There were many wonderful moments in the recent animated movie Wall-e, but the most resonant and unexpected scene was the first appearance by humans of the future. In Wall-e World, our race has evolved over centuries to resemble a gathering of vacant-eyed, super-sized manatees, or maybe sea lions, floating on reduced-gravity chaise-lounges, gabbing mindlessly into mobile phones, and continually supine unless sucking up giant beakers of Slurpee or receiving spa treatments from robots. These accepting, obtuse jello-molds are, in other words, an only slightly distorted depiction of our current selves.
The film offers a plausible version of how this metamorphosis might occur, but Neil Postman provided all the documentation anyone might need in his reissued study, Amusing Ourselves to Death (Penguin, Cdn$20/US$14.) Back in 1985, Postman expounded on how the emerging flood of video “info-tainment” would re-contour the minds of viewers, training the public to become ongoing consumers of random images of war, famine and other human calamities — and to view these events passively as amusements, while regarding staged entertainment as reality.
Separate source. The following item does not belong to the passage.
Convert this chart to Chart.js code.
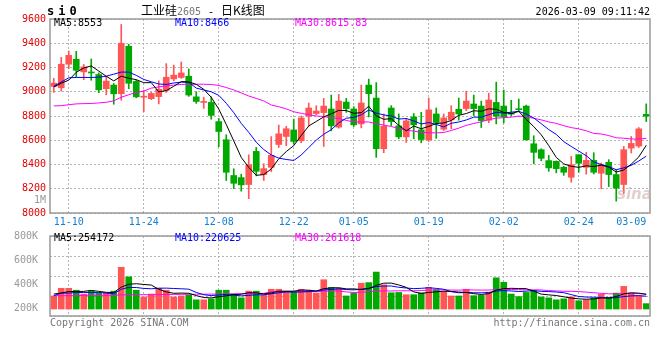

He put forth the notion, succinctly conveyed in the book’s title, that the consequence of this non-stop diet of image-consumption would be nothing less than to diminish the capacity for rational thought among viewers, resulting in the death of our culture. Postman predicted the blurring of lines between reality and imagery, and suggested that the outcome would be not the Global Village presaged by McLuhan, but rather a Global Insane Asylum, where inmates are trained to value the valueless, and to discard that which is enduring. His observation: “Ignorance is always correctable. But what shall we do if we take ignorance to be knowledge?”
Postman offered his views in advance of the “reality” TV programing and “audience-participation” vehicles — as well as technologies such as the Internet, HDTV, Slingbox, Blackberry, TiVO, YouTube, Xbox, video-on-demand, Sirius-XM satellite radio and others that, you’ll forgive me, I may have forgotten. (I blame these memory lapses on too much television, because it’s, ah, convenient.)
Two decades after his book was released, apparently Postman has rung twice. Everything he expressed 24 years ago in the form of his fears for the future has come to pass — and, yet, many of us, in our soulless, bedazzled state, preoccupied with the plots of “23-and-a-Half” and “CSI: Mimico,” will not have noticed that anything in our lives has changed, let alone changed for the worse. That, too, was his prediction. “When a people become an audience,” he wrote, “and their public business a vaudeville act, then a nation finds itself at risk.”
Postman would not have been surprised that newspapers would remove their serious content in an effort to better compete with the electronic media, or that the levels of newspaper readership would plummet. He foresaw the emerging format of talk radio as two camps of ideologue perpetually chanting vitriolic slogans at each other. And he would not have been taken aback to know that it would take a cartoon such as Wall-e to offer enlightened discourse on the most meaningful subject of our age, which is the psychological, physical and environmental cost of unbridled hedonism.